Applying these core principles, we conclude that the district court erred in rejecting Sharp’s hostile work environment claim as incurable and legally deficient. More than offhand foul comments, the music at S&S allegedly infused the workplace with sexually demeaning and violent language, which may support a Title VII claim even if it offended men as well as women. Although we have not before addressed the specific issue of music-as-harassment, this court and our sister circuits have recognized Title VII redress for other auditory offenses in the workplace and for derogatory conduct to which all employees are exposed. The EEOC, which filed an amicus curiae brief on behalf of Sharp, endorses this position. Emphasizing this appeal’s impact on the future “ability of the EEOC and private parties to enforce Title VII,” the agency agrees that “exposing employees to misogynistic and sexually graphic music can be discrimination because of sex, even where the employer exposes both women and men to the material and even though both women and men find the material offensive.”
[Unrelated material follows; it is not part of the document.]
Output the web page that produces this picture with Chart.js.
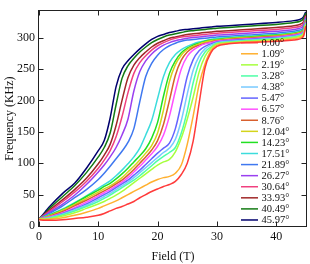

We review de novo the district court’s dismissal for failure to state a claim and its denial of leave to amend where such denial rests upon futility grounds. Cohen v. ConAgra Brands, Inc., 16 F.4th 1283, 1287 (9th Cir. 2021). At this early stage of litigation, our only task is to assess whether the allegations in Sharp’s complaint, taken as true, state a plausible claim of sexual harassment. See Ashcroft v. Iqbal, 556 U.S. 662, 678 (2009) (citing Bell Atl. Corp. v. Twombly, 550 U.S. 544, 557 (2007)). It is beyond our purview to pass judgment on the appropriateness of music in the workplace writ large. Nor is it our objective to ascribe misogyny to any particular musical genre. Our resolution is more modest: we conclude that the district court erred in dismissing Sharp’s sex-based discrimination claim as “fatally flawed.”
The court additionally denounced defendant’s so-called “equally opportunity harasser” defense, holding that “an employer cannot evade liability by cultivating a workplace that is broadly hostile and offensive.”